An Interagency Agricultural Projection Committee with representatives from several USDA agencies put the report together. According to committee chairman David Stallings the purpose for the report is to give USDA an idea of where farm program expenditures may go and also acts as a baseline by which changes in agricultural policy can be measured.
"We assume that current legislation remains unchanged, that there are no additional trade agreements, other countries programs remain the same and there are no shocks to the system," Stallings says.
Some of the key points that the report projects are reasonably strong world economic growth starting in 2009, and the dollar continuing to depreciate through 2011, which will increase demand for U.S. agricultural products. High petroleum and energy prices will make corn-based ethanol profitable, and there are a number of countries that are much more interested in producing biofuels.
"In essence what we see is this, we see continuing high farm income," Stallings says. "The long-term projections have a drop in farm income in 2009, but we do expect to see record farm incomes after about 2011."
Stallings says that high income will be driven by demand for U.S. agricultural products, energy, and rising exports. The expansion in corn-based ethanol affects almost everything, which is nothing new. Strong ethanol expansion is continued through 2009 and 2010.
"It is noteworthy that we do not include the assumptions in the energy act that was passed in December," Stallings says. "That was passed after we had completed the crop projections so that was not included. Even without that we do see a very rapid increase in ethanol production to about 14 billion gallons a year by 2017."

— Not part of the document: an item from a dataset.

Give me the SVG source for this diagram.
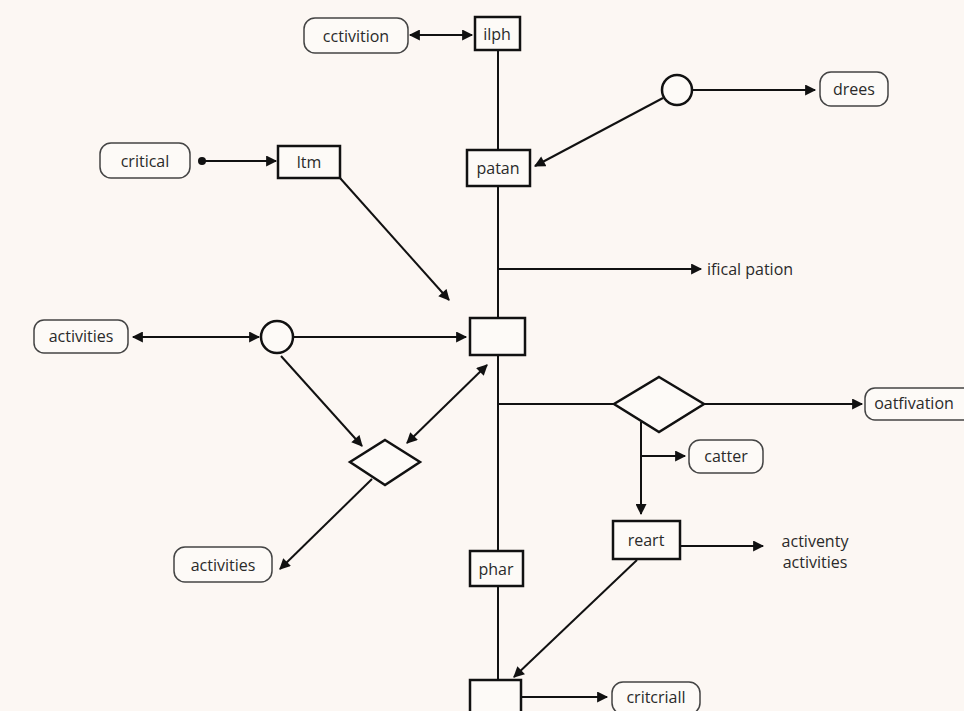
<svg xmlns="http://www.w3.org/2000/svg" width="964" height="711" viewBox="0 0 964 711">
<defs>
<marker id="ah" viewBox="0 0 10 10" refX="9" refY="5" markerWidth="12" markerHeight="11" markerUnits="userSpaceOnUse" orient="auto-start-reverse"><path d="M0,0 L10,5 L0,10 z" fill="#111"/></marker>
<marker id="dot" viewBox="0 0 10 10" refX="5" refY="5" markerWidth="8" markerHeight="8" markerUnits="userSpaceOnUse"><circle cx="5" cy="5" r="5" fill="#111"/></marker>
</defs>
<style>
.bg{fill:#fcf7f3}
.pill{fill:#fdfaf7;stroke:#444;stroke-width:1.5}
.box{fill:#fdfaf7;stroke:#111;stroke-width:2.5}
.shape{fill:#fdfaf7;stroke:#111;stroke-width:2.5}
.ln{fill:none;stroke:#111;stroke-width:2}
.t{font-family:"Open Sans","Noto Sans","DejaVu Sans",sans-serif;font-size:16px;fill:#2a2a2a;text-anchor:middle;dominant-baseline:central}
</style>
<rect class="bg" width="964" height="711"/>
<g id="connectors">
<line class="ln" x1="498" y1="50" x2="498" y2="680"/>
<line class="ln" x1="410" y1="35" x2="472" y2="35" marker-start="url(#ah)" marker-end="url(#ah)"/>
<line class="ln" x1="693" y1="90" x2="815" y2="90" marker-end="url(#ah)"/>
<line class="ln" x1="663" y1="98" x2="535" y2="166" marker-end="url(#ah)"/>
<line class="ln" x1="202" y1="161" x2="276" y2="161" marker-start="url(#dot)" marker-end="url(#ah)"/>
<line class="ln" x1="340" y1="178" x2="449" y2="300" marker-end="url(#ah)"/>
<line class="ln" x1="498" y1="269" x2="701" y2="269" marker-end="url(#ah)"/>
<line class="ln" x1="133" y1="337" x2="259" y2="337" marker-start="url(#ah)" marker-end="url(#ah)"/>
<line class="ln" x1="293" y1="337" x2="466" y2="337" marker-end="url(#ah)"/>
<line class="ln" x1="281" y1="356" x2="362" y2="446" marker-end="url(#ah)"/>
<line class="ln" x1="407" y1="443" x2="487" y2="365" marker-start="url(#ah)" marker-end="url(#ah)"/>
<line class="ln" x1="372" y1="479" x2="280" y2="569" marker-end="url(#ah)"/>
<line class="ln" x1="498" y1="404" x2="614" y2="404"/>
<line class="ln" x1="704" y1="404" x2="862" y2="404" marker-end="url(#ah)"/>
<line class="ln" x1="641" y1="422" x2="641" y2="514" marker-end="url(#ah)"/>
<line class="ln" x1="641" y1="456" x2="685" y2="456" marker-end="url(#ah)"/>
<line class="ln" x1="680" y1="546" x2="763" y2="546" marker-end="url(#ah)"/>
<line class="ln" x1="637" y1="560" x2="514" y2="677" marker-end="url(#ah)"/>
<line class="ln" x1="521" y1="697" x2="607" y2="697" marker-end="url(#ah)"/>
</g>
<g id="cctivition"><rect class="pill" x="304" y="18" width="104" height="35" rx="11"/><text class="t" x="356" y="36">cctivition</text></g>
<g id="ilph"><rect class="box" x="475" y="17" width="45" height="33"/><text class="t" x="497" y="34">ilph</text></g>
<g id="circle1"><circle class="shape" cx="677" cy="90" r="15"/></g>
<g id="drees"><rect class="pill" x="820" y="72" width="68" height="34" rx="11"/><text class="t" x="854" y="89">drees</text></g>
<g id="patan"><rect class="box" x="467" y="150" width="63" height="36"/><text class="t" x="498" y="168">patan</text></g>
<g id="critical"><rect class="pill" x="100" y="143" width="90" height="35" rx="11"/><text class="t" x="145" y="161">critical</text></g>
<g id="ltm"><rect class="box" x="278" y="146" width="62" height="32"/><text class="t" x="309" y="162">ltm</text></g>
<g id="ifical"><text class="t" x="707" y="269" style="text-anchor:start">ifical pation</text></g>
<g id="center"><rect class="box" x="470" y="318" width="55" height="37"/></g>
<g id="activities1"><rect class="pill" x="34" y="320" width="94" height="33" rx="10"/><text class="t" x="81" y="336">activities</text></g>
<g id="circle2"><circle class="shape" cx="277" cy="337" r="16"/></g>
<g id="diamond1"><polygon class="shape" points="385,440 420,462 385,485 350,462"/></g>
<g id="activities2"><rect class="pill" x="174" y="547" width="98" height="35" rx="11"/><text class="t" x="223" y="565">activities</text></g>
<g id="diamond2"><polygon class="shape" points="659,377 704,404 659,432 614,404"/></g>
<g id="oatfivation"><rect class="pill" x="865" y="388" width="110" height="32" rx="10"/><text class="t" x="914" y="403">oatfivation</text></g>
<g id="catter"><rect class="pill" x="689" y="440" width="74" height="33" rx="11"/><text class="t" x="726" y="456">catter</text></g>
<g id="reart"><rect class="box" x="613" y="521" width="67" height="38"/><text class="t" x="646" y="540">reart</text></g>
<g id="activenty"><text class="t" x="815" y="541">activenty</text><text class="t" x="815" y="562">activities</text></g>
<g id="phar"><rect class="box" x="470" y="551" width="53" height="35"/><text class="t" x="496" y="569">phar</text></g>
<g id="bottom"><rect class="box" x="470" y="680" width="51" height="40"/></g>
<g id="critcriall"><rect class="pill" x="612" y="682" width="88" height="32" rx="11"/><text class="t" x="656" y="697">critcriall</text></g>
</svg>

The report also projects soybean production falling as Brazil increases soy production, and meat production is slowing for the first half of projections on high feed costs and lower returns. However there will be strong domestic demand and by the turn of the decade higher returns are expected in that sector.
"This is a very strong outlook for U.S. agriculture and world agriculture in general," Stallings says. "We have demand coming from enough sources that unlike past periods of temporary prosperity we don't see any reason to see that in the future. We are going to continue to see the use of agricultural products in our energy sector, so I think this is an indication that we should be very optimistic about the state of our agriculture sector."